> THE RECORDS:
========

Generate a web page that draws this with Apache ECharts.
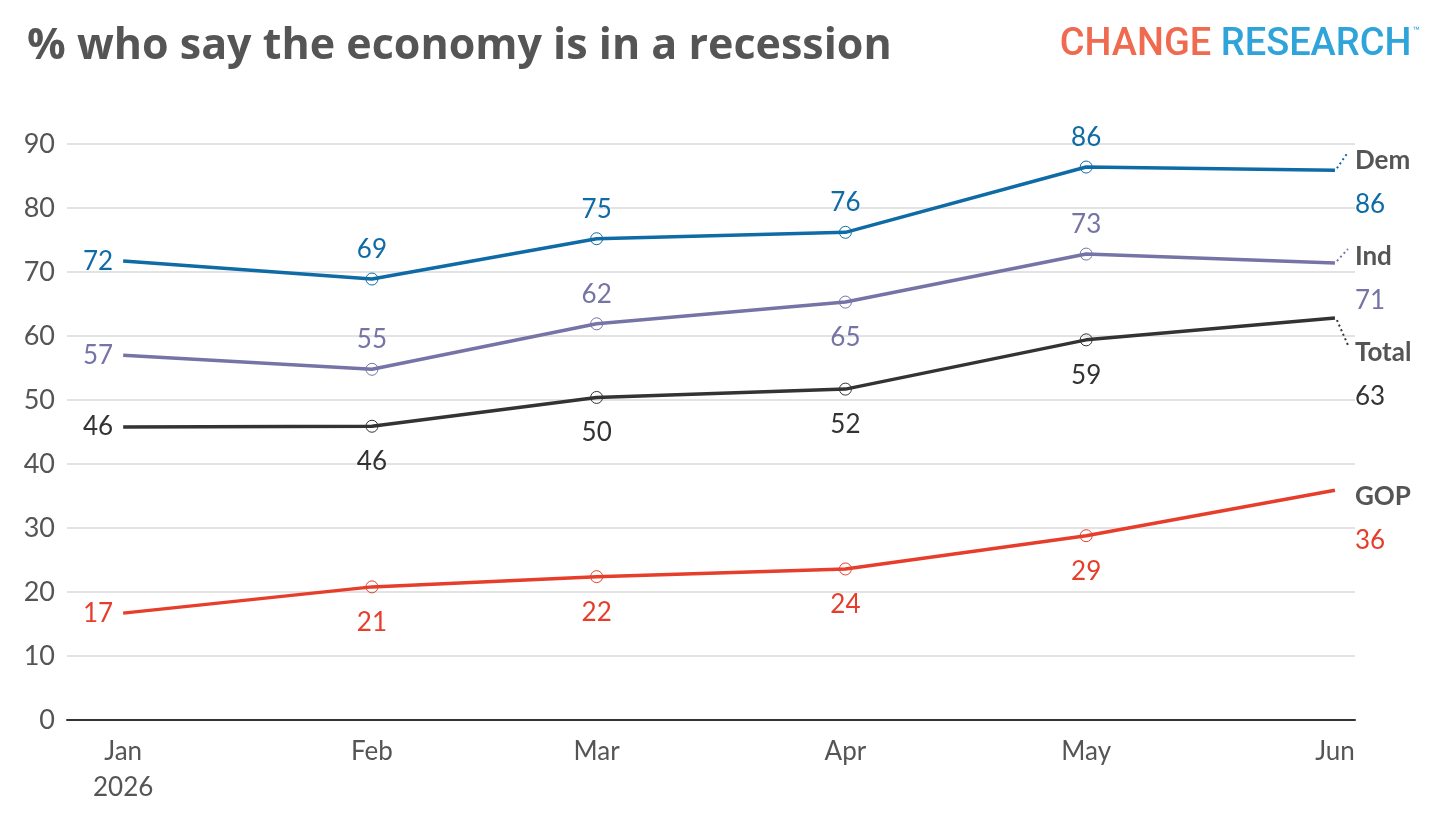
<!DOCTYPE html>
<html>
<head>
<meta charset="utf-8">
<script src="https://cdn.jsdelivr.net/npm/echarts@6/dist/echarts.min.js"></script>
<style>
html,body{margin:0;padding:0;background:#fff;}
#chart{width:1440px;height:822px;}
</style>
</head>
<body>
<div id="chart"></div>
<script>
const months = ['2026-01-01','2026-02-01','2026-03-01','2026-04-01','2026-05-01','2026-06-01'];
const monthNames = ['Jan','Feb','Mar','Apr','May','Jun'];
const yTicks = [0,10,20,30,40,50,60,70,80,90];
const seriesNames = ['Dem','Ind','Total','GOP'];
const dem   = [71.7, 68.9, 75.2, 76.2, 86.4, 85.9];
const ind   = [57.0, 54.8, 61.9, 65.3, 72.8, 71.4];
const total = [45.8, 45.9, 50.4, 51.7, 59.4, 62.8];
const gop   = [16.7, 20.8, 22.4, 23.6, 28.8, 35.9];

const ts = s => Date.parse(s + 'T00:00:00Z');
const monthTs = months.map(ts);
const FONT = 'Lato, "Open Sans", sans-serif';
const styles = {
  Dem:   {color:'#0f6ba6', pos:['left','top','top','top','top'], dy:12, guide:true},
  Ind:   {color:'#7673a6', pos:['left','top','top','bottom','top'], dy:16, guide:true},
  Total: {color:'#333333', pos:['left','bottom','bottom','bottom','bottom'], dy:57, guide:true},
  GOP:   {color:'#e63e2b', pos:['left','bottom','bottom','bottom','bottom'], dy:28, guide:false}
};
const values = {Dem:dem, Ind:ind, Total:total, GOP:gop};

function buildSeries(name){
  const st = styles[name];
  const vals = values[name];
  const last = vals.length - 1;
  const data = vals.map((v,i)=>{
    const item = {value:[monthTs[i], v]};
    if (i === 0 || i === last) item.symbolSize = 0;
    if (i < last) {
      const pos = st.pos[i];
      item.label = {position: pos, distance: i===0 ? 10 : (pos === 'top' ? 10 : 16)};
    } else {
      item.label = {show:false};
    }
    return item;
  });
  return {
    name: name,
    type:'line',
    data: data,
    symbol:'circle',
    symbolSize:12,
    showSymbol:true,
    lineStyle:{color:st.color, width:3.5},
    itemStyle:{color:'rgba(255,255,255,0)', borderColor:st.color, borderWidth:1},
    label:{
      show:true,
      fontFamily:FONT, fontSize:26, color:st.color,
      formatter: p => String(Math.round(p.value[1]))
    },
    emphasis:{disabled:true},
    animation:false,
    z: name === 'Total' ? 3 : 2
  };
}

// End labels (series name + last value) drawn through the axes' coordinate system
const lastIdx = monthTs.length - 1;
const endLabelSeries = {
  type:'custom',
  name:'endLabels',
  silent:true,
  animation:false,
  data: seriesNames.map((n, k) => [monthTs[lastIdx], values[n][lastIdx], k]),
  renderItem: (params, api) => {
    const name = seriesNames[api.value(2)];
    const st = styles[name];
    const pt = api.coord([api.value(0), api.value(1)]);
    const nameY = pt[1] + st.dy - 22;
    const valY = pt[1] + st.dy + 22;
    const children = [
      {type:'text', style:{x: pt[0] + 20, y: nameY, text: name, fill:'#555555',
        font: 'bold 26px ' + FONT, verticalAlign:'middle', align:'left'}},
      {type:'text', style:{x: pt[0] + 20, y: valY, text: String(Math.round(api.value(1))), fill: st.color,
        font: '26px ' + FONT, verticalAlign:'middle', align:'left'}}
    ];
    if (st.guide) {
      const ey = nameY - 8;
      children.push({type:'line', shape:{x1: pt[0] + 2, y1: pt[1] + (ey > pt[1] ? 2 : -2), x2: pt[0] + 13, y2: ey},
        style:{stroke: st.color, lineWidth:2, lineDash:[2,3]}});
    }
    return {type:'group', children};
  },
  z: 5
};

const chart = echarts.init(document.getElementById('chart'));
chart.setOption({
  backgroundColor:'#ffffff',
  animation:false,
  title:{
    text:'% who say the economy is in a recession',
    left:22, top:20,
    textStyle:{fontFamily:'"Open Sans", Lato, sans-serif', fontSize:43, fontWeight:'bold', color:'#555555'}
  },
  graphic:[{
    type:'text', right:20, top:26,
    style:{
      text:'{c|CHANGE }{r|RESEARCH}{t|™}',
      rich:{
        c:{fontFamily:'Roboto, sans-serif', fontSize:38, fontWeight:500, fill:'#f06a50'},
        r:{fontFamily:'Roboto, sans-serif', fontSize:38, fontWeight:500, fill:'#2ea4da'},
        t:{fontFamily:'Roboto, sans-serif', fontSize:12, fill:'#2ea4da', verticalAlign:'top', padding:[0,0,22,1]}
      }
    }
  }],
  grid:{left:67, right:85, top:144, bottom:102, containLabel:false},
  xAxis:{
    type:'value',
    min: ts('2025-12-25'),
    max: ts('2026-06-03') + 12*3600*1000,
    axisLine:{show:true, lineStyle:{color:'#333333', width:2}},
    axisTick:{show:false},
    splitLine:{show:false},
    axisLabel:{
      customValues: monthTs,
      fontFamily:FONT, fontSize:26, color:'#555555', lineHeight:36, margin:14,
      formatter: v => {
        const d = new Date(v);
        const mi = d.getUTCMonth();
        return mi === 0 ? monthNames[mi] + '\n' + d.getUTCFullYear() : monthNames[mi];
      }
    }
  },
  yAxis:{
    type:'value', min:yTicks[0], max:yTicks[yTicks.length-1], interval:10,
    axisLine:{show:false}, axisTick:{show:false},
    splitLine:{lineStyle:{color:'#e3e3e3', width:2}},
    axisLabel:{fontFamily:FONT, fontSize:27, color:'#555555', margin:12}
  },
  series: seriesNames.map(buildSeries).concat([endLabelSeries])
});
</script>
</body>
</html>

========

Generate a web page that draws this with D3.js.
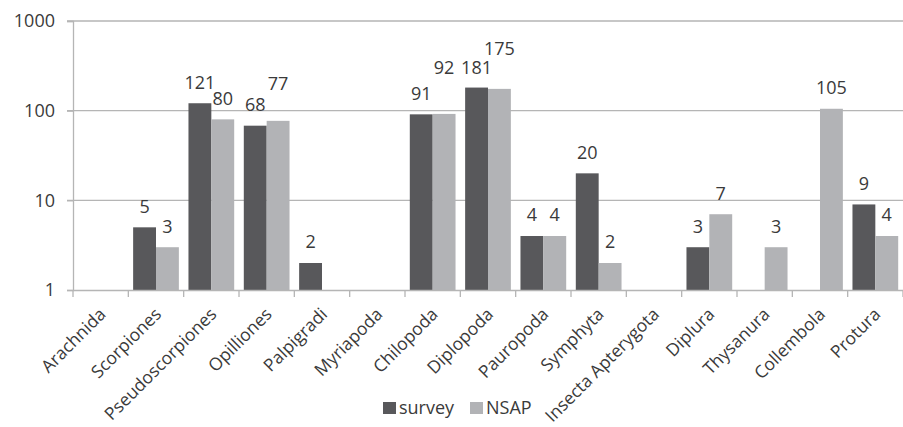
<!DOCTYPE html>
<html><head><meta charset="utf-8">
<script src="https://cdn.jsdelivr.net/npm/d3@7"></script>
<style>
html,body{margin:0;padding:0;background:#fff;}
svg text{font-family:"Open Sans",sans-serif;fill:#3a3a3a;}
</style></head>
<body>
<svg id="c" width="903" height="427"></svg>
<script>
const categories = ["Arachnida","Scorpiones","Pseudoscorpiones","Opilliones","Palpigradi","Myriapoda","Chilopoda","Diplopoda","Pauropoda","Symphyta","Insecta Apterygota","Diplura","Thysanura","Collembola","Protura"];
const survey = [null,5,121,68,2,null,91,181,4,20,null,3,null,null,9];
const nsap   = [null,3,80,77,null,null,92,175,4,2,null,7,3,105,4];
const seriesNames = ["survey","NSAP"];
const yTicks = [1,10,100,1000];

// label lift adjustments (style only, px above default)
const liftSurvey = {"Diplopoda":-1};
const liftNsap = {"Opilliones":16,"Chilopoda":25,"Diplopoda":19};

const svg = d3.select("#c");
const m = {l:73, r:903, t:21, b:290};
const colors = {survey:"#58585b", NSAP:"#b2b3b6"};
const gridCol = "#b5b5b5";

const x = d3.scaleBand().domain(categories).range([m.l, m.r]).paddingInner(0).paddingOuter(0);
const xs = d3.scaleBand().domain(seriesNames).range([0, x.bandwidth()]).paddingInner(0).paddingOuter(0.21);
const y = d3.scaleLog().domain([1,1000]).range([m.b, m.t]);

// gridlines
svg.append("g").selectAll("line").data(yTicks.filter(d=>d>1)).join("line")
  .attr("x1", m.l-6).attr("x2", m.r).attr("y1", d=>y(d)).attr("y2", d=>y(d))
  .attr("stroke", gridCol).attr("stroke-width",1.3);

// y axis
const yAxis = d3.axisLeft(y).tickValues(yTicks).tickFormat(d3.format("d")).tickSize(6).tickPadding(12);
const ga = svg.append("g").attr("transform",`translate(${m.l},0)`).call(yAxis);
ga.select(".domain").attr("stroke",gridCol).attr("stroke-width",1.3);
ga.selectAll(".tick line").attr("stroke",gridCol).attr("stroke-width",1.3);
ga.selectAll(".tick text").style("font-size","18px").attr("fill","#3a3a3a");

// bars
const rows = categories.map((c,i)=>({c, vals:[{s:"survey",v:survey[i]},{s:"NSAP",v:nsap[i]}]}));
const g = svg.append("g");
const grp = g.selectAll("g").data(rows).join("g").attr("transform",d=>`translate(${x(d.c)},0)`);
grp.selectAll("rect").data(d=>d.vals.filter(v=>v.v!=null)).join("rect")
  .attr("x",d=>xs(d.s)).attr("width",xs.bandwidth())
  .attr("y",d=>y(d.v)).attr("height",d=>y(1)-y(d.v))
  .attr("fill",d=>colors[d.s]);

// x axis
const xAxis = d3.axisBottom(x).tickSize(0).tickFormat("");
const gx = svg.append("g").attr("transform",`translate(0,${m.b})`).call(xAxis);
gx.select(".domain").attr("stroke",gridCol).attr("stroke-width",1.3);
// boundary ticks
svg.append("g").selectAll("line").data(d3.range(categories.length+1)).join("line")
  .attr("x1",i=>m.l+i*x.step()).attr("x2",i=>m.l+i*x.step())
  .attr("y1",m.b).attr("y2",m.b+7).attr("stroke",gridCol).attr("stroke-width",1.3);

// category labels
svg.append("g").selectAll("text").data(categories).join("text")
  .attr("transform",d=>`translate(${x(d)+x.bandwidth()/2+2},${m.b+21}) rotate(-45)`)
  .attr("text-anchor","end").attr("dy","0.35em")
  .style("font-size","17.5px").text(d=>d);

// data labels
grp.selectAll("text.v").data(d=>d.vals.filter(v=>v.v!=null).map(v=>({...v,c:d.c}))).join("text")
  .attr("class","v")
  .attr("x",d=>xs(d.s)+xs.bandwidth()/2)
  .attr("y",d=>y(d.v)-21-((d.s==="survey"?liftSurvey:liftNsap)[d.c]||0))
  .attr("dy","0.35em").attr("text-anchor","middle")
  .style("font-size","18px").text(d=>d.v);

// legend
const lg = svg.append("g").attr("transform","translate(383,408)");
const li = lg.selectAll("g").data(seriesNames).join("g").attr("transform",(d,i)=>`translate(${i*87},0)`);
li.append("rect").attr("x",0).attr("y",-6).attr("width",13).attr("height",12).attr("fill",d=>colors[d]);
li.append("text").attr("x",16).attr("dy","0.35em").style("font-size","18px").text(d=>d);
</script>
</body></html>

========

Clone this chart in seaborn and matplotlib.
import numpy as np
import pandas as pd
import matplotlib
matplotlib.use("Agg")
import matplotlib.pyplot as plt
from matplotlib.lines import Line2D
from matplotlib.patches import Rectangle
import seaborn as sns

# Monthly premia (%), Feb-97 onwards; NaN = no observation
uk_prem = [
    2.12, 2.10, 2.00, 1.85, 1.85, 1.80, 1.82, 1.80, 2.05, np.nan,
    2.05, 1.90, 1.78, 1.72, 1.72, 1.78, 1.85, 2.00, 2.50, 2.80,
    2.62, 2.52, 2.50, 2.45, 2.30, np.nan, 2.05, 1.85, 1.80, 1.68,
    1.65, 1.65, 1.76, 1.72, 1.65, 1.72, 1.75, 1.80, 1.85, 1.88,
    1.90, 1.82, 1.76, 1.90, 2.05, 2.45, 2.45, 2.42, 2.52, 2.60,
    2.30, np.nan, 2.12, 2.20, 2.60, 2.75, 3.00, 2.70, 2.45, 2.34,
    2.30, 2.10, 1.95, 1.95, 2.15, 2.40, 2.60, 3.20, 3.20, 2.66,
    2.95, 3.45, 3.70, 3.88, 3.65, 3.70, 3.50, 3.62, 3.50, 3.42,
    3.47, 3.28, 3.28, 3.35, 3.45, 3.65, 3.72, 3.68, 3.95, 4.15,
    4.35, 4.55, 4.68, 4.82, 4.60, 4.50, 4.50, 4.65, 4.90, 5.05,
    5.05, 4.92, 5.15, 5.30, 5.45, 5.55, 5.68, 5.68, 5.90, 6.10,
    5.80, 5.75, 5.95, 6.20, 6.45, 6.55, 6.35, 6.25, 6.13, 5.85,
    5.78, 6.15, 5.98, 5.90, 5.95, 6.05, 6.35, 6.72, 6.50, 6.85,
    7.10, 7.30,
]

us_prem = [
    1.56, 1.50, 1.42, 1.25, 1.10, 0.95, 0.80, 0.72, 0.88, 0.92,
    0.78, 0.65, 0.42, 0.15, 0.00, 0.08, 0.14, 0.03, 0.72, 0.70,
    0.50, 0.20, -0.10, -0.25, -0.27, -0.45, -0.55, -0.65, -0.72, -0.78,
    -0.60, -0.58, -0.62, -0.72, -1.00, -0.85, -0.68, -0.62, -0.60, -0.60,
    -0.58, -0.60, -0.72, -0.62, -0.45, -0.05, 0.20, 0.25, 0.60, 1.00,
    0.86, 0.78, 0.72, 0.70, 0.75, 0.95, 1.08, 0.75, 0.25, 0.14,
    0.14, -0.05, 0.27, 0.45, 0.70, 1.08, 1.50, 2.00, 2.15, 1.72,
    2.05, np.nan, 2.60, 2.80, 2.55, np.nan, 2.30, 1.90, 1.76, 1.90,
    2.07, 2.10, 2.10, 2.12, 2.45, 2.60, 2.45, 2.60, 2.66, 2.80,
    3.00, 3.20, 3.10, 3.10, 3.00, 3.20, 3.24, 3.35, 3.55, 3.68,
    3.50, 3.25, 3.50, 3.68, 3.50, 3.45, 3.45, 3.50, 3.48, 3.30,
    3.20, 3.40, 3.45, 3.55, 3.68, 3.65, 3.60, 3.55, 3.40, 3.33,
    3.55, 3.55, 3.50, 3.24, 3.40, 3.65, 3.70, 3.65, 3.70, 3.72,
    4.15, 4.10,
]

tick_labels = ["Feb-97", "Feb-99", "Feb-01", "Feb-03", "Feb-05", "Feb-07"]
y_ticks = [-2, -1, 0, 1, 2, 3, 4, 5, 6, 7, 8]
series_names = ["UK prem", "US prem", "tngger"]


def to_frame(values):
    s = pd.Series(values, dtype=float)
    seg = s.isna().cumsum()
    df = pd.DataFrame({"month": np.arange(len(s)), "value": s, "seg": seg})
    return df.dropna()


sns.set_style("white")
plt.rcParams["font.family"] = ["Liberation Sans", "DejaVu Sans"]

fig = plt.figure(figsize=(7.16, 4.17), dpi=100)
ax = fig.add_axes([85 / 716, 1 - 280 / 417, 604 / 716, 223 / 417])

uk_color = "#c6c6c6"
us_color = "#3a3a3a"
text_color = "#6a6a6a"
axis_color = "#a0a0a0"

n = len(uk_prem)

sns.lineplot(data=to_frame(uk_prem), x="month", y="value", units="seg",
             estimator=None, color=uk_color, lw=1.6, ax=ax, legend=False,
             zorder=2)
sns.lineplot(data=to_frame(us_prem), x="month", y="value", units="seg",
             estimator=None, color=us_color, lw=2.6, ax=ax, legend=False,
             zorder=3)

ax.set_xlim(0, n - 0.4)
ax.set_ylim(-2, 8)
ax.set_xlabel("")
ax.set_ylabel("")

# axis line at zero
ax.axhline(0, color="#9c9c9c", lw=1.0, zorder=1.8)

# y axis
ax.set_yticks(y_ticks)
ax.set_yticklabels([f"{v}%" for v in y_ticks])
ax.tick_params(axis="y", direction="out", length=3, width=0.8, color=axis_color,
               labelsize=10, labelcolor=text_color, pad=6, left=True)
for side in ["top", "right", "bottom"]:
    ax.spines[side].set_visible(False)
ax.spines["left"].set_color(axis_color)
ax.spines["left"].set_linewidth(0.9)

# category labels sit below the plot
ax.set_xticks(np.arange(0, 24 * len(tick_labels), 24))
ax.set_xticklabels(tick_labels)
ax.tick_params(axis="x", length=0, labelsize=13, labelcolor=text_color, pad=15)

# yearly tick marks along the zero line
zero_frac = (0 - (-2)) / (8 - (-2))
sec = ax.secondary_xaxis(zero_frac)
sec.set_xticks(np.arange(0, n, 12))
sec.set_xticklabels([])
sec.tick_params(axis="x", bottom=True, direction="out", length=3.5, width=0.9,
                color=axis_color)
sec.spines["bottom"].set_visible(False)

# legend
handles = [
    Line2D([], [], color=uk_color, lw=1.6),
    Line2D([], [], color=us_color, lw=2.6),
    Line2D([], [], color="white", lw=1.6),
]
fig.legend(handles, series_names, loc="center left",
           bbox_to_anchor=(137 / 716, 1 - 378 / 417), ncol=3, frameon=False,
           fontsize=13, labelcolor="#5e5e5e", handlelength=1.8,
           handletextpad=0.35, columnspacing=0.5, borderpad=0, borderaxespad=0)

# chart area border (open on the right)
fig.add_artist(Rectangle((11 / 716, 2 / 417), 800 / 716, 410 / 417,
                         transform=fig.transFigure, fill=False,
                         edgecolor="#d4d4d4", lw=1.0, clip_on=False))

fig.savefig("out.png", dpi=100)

========

> EXERCISE GOAL:
Every line from the one containing "Generate a web page that draws this with D3.js." to the one containing "const y = d3.scaleLog().domain([1,1000]).range([m.b, m.t]);" should be output exactly, both ends included. Nothing else goes in, and no pictures either.

> ANSWER BELOW:
Generate a web page that draws this with D3.js.
<!DOCTYPE html>
<html><head><meta charset="utf-8">
<script src="https://cdn.jsdelivr.net/npm/d3@7"></script>
<style>
html,body{margin:0;padding:0;background:#fff;}
svg text{font-family:"Open Sans",sans-serif;fill:#3a3a3a;}
</style></head>
<body>
<svg id="c" width="903" height="427"></svg>
<script>
const categories = ["Arachnida","Scorpiones","Pseudoscorpiones","Opilliones","Palpigradi","Myriapoda","Chilopoda","Diplopoda","Pauropoda","Symphyta","Insecta Apterygota","Diplura","Thysanura","Collembola","Protura"];
const survey = [null,5,121,68,2,null,91,181,4,20,null,3,null,null,9];
const nsap   = [null,3,80,77,null,null,92,175,4,2,null,7,3,105,4];
const seriesNames = ["survey","NSAP"];
const yTicks = [1,10,100,1000];

// label lift adjustments (style only, px above default)
const liftSurvey = {"Diplopoda":-1};
const liftNsap = {"Opilliones":16,"Chilopoda":25,"Diplopoda":19};

const svg = d3.select("#c");
const m = {l:73, r:903, t:21, b:290};
const colors = {survey:"#58585b", NSAP:"#b2b3b6"};
const gridCol = "#b5b5b5";

const x = d3.scaleBand().domain(categories).range([m.l, m.r]).paddingInner(0).paddingOuter(0);
const xs = d3.scaleBand().domain(seriesNames).range([0, x.bandwidth()]).paddingInner(0).paddingOuter(0.21);
const y = d3.scaleLog().domain([1,1000]).range([m.b, m.t]);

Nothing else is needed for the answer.